The most important metrics for a GraphQL API are the error rate and the latency. I have found that the granular latency where each field is carefully recorded and is showing latency is less useful than the overall latency of a request and the evolution of latency.

There are a lot of solutions like GraphQL Hive, Inigo, Stellate, and others that can get you both the above metrics for your GraphQL API. These solutions allow us to then monitor these metrics and set alerts when they exceed a certain number.

One feature that we have found to be missing in a lot of these products is the ability to monitor a given operation, let's say we have the following operation

query CategoryProducts($id: ID!) {
  category(id: $id) {
    id
    name
    products {
      nodes {
        id
        name
        price
      }
    }
  }
}

We now add a new field called inventory and the performance of this operation just drops significantly, rather than getting a general alert that performance dropped it would be useful to get an alert that CategoryProducts is slow and that the executed document evolved to have an inventory field. This alert would allow us to quickly identify the problem and either accept it because the service managing inventory is slow or optimize it with a dataloader. This could be done similarly for an added argument, when an interface or union resolves to a certain type.

Identifying errors

Error rates are hard to get right as we need to know whether this was the fault of an external system or service (the error code or message could signal that), if it's isolated to a given operation or whether someone is just trying to do something that is not allowed.

In an ideal world we can filter out the error when someone is just trying to request our API as an unauthorized user, ... but the risk could be that we miss an error where we incorrectly mark a user as unauthorized. This results in a lot of application-specific metadata being relevant to the error and we need to be able to deliver these as metrics when an alert arises, these could be things like the amount of distinct variable combinations attributing to an alert, the amount of distinct users and the amount of operations. This can help make an informed decision whether this is P0, P1, P2, ... and whether we need to fix it now or whether it can wait.

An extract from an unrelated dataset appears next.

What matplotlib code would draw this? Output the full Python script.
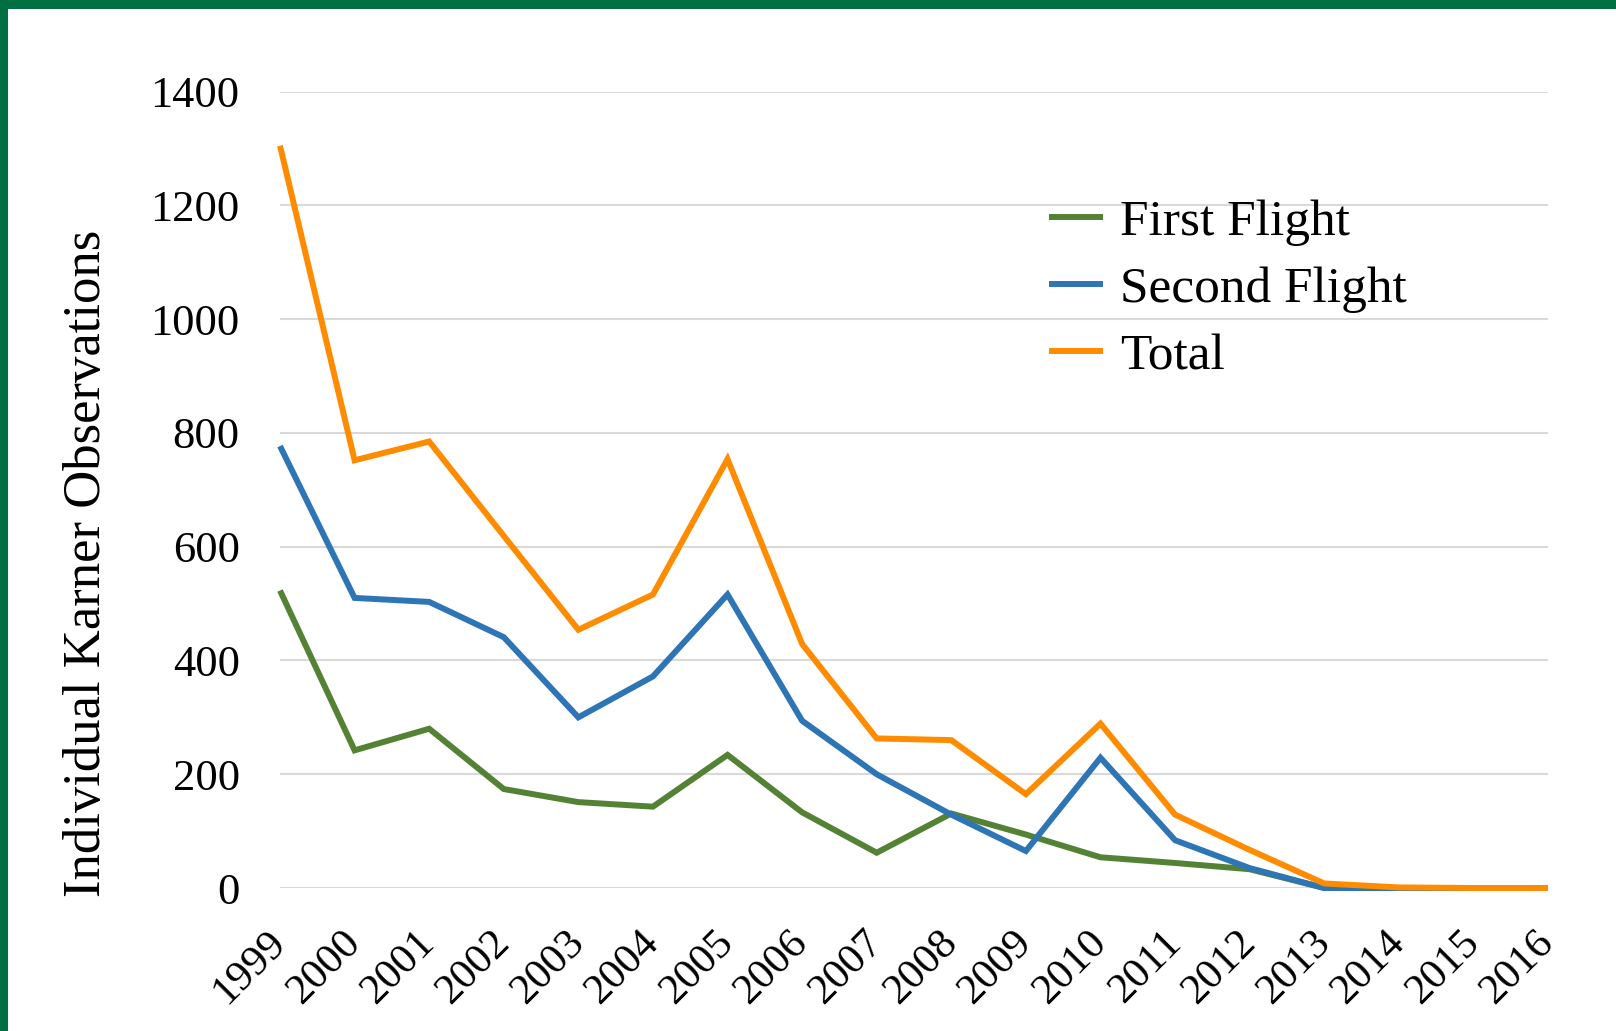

A common solution to this problem is to introduce an error-code pattern where we use the extensions property on the GraphQLError object to define the category of our error.

An example of this could be

{
  "errors": [
    {
      "message": "Payment failed",
      "path": "checkout",
      "extensions": { "code": "EXTERNAL_PROVIDER_STRIPE" }
    }
  ]
}

Seeing the above error in our logs gives us a quick hint as to where to look as we know we failed in the checkout resolver and our error-code points at our external-provider erroring, we can see where we touch base with the provider and trace that way. We can now also expand our metrics by grouping on error-path or error-code.

Clients

Another important aspect of metrics is identifying what kind of client is requesting certain fields, seeing certain errors, ... With GraphQL we'll often have a lot of consumers of a given endpoint, think about your mobile app that could have a lot of versions on the app store, your web-app and maybe even some CLI. To know which fields/types we can deprecate we need to be aware of who's using them, to track this we can add a header or something similar to our requests and include them in the logs.

Security

There are a few concerns with GraphQL when it comes to security, the first would be that by default we expose everything in our schema and the second would be that one request can access multiple resources.

Everything being exposed by default can be addressed by using a plugin like block-field-suggestions and disabling the introspection when you are in production. This is however a band aid as people can still visit your application and look at the requests in the network-tab of their browser and see what is possible. This is where Persisted Operations come into play, we can extract all the documents from our client-application and create hashes for them and share that with the server so that it will only accepts those documents. In doing so we made the selection of our document obscure and we have only a limited amount of documents that will be accepted. There are still a few pitfalls to exploit with persisted-operations like the fact that we could have a query with a variable named limit which allows an attacker to do a DoS attack on our server by setting the limit to a very high number.

The second concern can be addressed by erroring out early, we can limit the depth, breath, ... of a GraphQL Document and error out before we even start executing the request, GraphQL armor is a great tool here! Another thing we can do is see whether authenticated fields are included in the request as a preflight check and error out if the user isn't authenticated. The last solution here would be rate-limiting, request based rate limiting can be a good first line of defense when you are using persisted-operations, however for the normal GraphQL execution where large requests can be forged we need a different approach like complexity where a given document gets assigned a complexity score and we can limit that across requests based on i.e. ip or userId.

Documentation

Documentation is important so that people can understand what's possible and onboard to your product. GraphQL is self-documenting is a term that is used a lot, it is true that we get a lot of information by default on our graph, like our entry-points and the types they return and the fields on these types, ... however adding descriptions to our fields is still entirely on the developer, not saying this is a bad thing just want to emphasize that nothing is entirely magical. When using a well-described schema in combination with i.e. GraphiQL you can explore and play with the schema as a developer and onboard quite quickly.

When there is a basic understanding of the schema, one can explore the documents used in client-applications and understand the different use-cases the schema is used for, heck maybe one day we just give an AI application our executed documents and schema and it will tell us all the use cases that a client has for this schema.